Number of features: 0

Seq('GATC', Alphabet())

이번시간에는 FASTA 파일 또는 GenBank 파일로 부터 SeqRecord 객체를 만들어 봅시다.

1. FASTA 파일로 부터 SeqRecord 객체 만들기

실습을 위해 다음 파일을 받습니다.

https://raw.githubusercontent.com/biopython/biopython/master/Tests/GenBank/NC_005816.fna

1
2
3

from Bio import SeqIO
record = SeqIO.read("NC_005816.fna", "fasta")
print(record)
Colored by Color Scripter

cs

ID: gi|45478711|ref|NC_005816.1|
Name: gi|45478711|ref|NC_005816.1|
Description: gi|45478711|ref|NC_005816.1| Yersinia pestis biovar Microtus str. 91001 plasmid pPCP1, complete sequence
Number of features: 0
Seq('TGTAACGAACGGTGCAATAGTGATCCACACCCAACGCCTGAAATCAGATCCAGG...CTG', SingleLetterAlphabet())

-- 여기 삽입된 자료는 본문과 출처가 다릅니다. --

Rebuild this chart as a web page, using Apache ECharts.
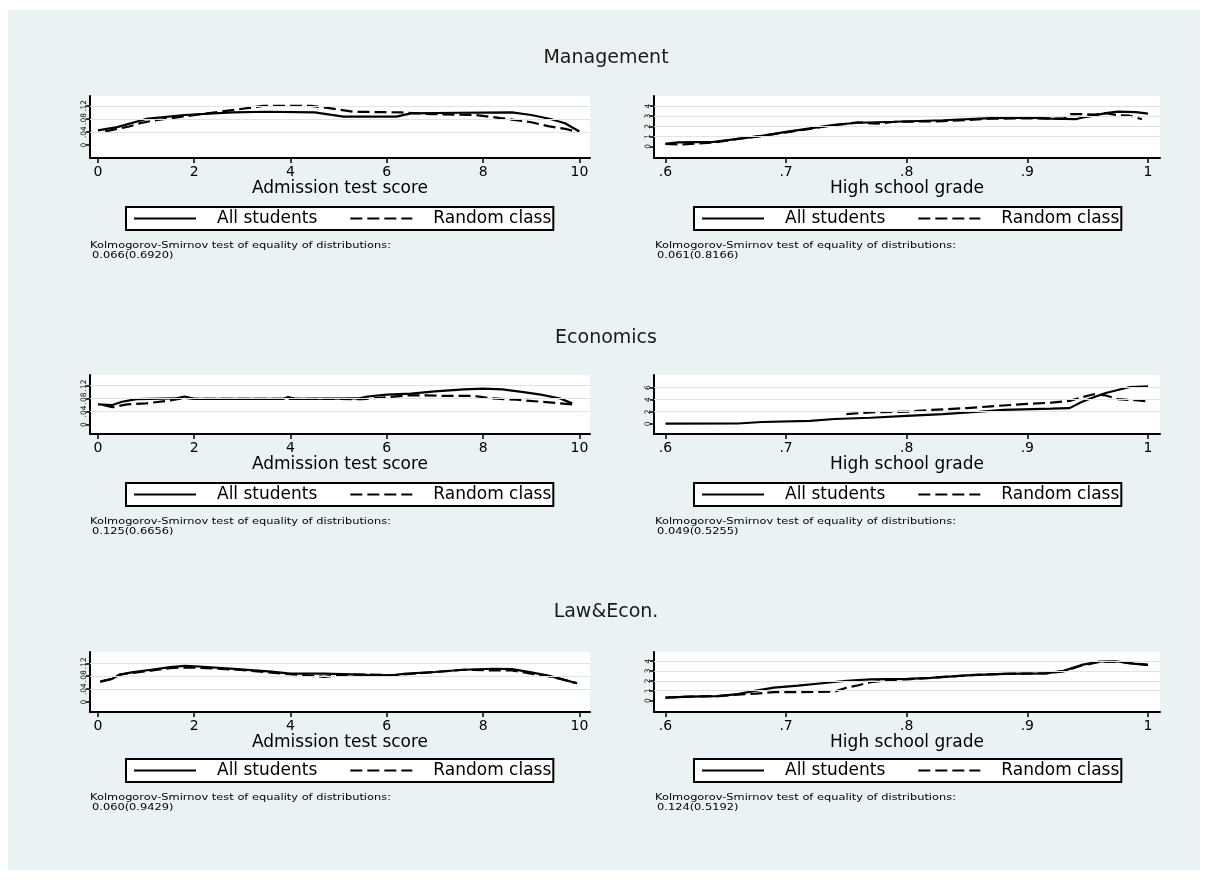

SeqIO의 read 메서드에는 두 개의 인자가 들어갑니다.

1) 파일 이름

2) 파일 타입

이렇게 두 개의 인자를 넣어주시면

간단히 SeqRecord 객체를 만들 수 있습니다.

아래와 같이 dot을 통해 SeqRecord 객체의 메서드에 접근 할 수 있습니다.

1

print(record.id)

cs

gi|45478711|ref|NC_005816.1|

1

print(record.dbxrefs, record.annotations, record.letter_annotations, record.features)

cs

[] {} {} []

FASTA로 부터 만든 SeqRecord 객체에는 dbxrefs, annotations, letter_annotations, features 의 정보가 없군요 ㅎㅎ;

2. GenBank 파일로 부터 SeqRecord 객체

실습을 위해 다음 파일을 받습니다.

https://raw.githubusercontent.com/biopython/biopython/master/Tests/GenBank/NC_005816.gb

1
2
3

from Bio import SeqIO
record = SeqIO.read("NC_005816.gb", "genbank")
print(record)
Colored by Color Scripter

cs

ID: NC_005816.1
Name: NC_005816
Description: Yersinia pestis biovar Microtus str. 91001 plasmid pPCP1, complete sequence
Database cross-references: Project:58037
Number of features: 41
/molecule_type=DNA
/topology=circular
/data_file_division=BCT
/date=21-JUL-2008
/accessions=['NC_005816']
/sequence_version=1
/gi=45478711
/keywords=['']
/source=Yersinia pestis biovar Microtus str. 91001
/organism=Yersinia pestis biovar Microtus str. 91001
/taxonomy=['Bacteria', 'Proteobacteria', 'Gammaproteobacteria', 'Enterobacteriales', 'Enterobacteriaceae', 'Yersinia']
/references=[Reference(title='Genetics of metabolic variations between Yersinia pestis biovars and the proposal of a new biovar, microtus', ...), Reference(title='Complete genome sequence of Yersinia pestis strain 91001, an isolate avirulent to humans', ...), Reference(title='Direct Submission', ...), Reference(title='Direct Submission', ...)]
/comment=PROVISIONAL REFSEQ: This record has not yet been subject to final
NCBI review. The reference sequence was derived from AE017046.
COMPLETENESS: full length.
Seq('TGTAACGAACGGTGCAATAGTGATCCACACCCAACGCCTGAAATCAGATCCAGG...CTG', IUPACAmbiguousDNA())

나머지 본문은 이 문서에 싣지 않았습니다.